When we can free the mind of it’s internal clutter, then we can use our mind more efficiently. We become more conscious and more aware of whatever our present situation is.
It is almost like we have 2 minds; one which is a powerful tool that we deliberately think with and one which almost acts independently of us and usually undermines us. This undermining part of our mind is often referred to in many self development/spiritual texts as the “ego”. It relies on past experience rather than original thought, therefore it keeps us where we are rather than allowing us to move forward. It acts to cover up weaknesses with a false show, rather than face and conquer the weaknesses.
Unfortunately both “minds” do not work well at the same time. When the ego is in full flow giving us negative thoughts, we find it very difficult to access the power of the deliberately thinking part of our brain or our intuition.
When facing an opponent (whether sparring or for real) we need to be able to think tactically, yet at the moment of action we need to let our intuition take over and react according to how our opponents moves (or doesn’t move).
This can of course apply to almost any part of our lives, whether it is our job, driving, relationships, school or whatever. We always function better when we can silence the ego, think more logically and engage our intuition. The ego left unchecked can rob us of access to these facilities, which is why people with low self esteem or those who worry a lot seem to be unable to find a way out of their situations; whether in training, street attacks, or in any other aspect of life. You are more capable of finding solutions to problems within any area of your life when you can think clearly. You always think more clearly when you can silence the ego.
Just to clarify, I refer to people of low self esteem above, which might on the surface at least appear to be the opposite of what we normally consider to be a person with a “big ego”. We tend to see what we consider an egotistical person to be somebody who brags, boasts and puts on a show. However, this kind of egotist putting on a show is in actuality usually a person of low esteem, but is putting more effort into hiding their own perceived weakness rather than facing and conquering them. A person of low self esteem (whether they are depressive or showy) is usually focusing a large part of their conscious thought on their past experiences which they cannot escape. They are in many respects living in the past as they measure all new experiences/challenges in terms of their previous experiences.

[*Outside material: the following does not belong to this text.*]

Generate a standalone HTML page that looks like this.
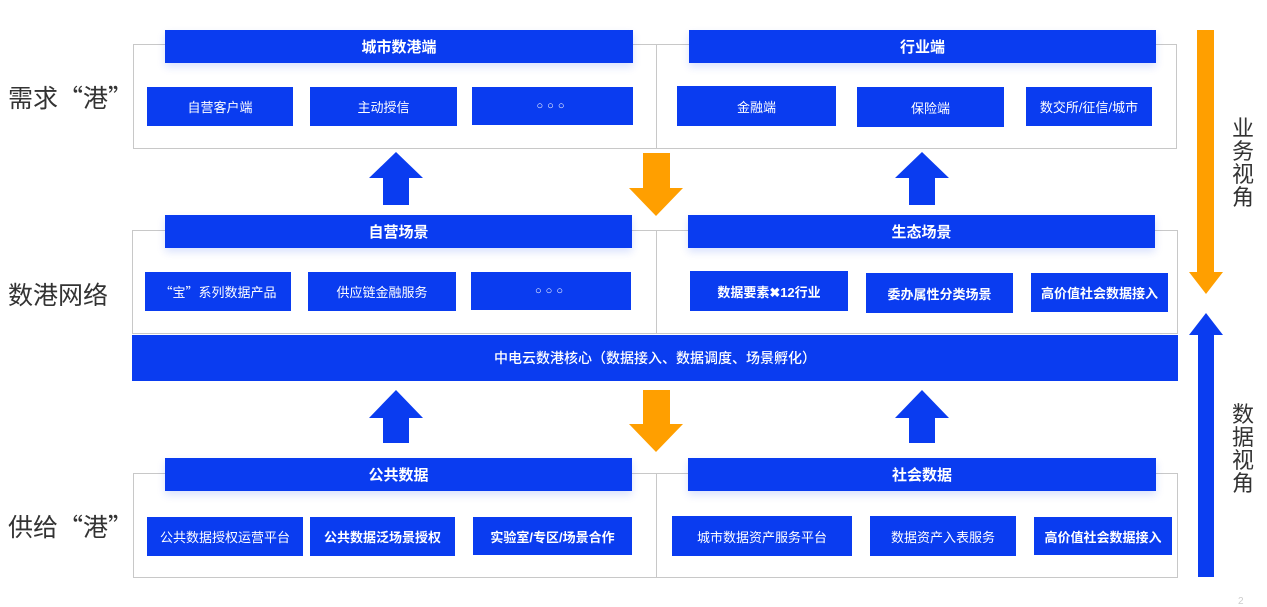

Now this is a very human thing to do and is very common. But silencing that inner voice, accessing your intuition and higher intellect are the best ways to escape that cycle of living in the past and to become more conscious of your present situation (living in “the now” as some people say). Solutions to problems (both in self protection and everyday life) appear much more readily when you are focused in the present then when you’re being held captive to your past experiences by the ego. Moksu (or any form of meditation) is a great tool to help with that and ideally should really be practiced more often than just at the beginning and of the Karate class.
Do you practice your kicks and punches at home? Then why not practice Moksu at home. It may take time to produce noticeable results, but it will in time allow you to access higher martial skills by engaging intuitive responses as you stop your own ego getting in the way!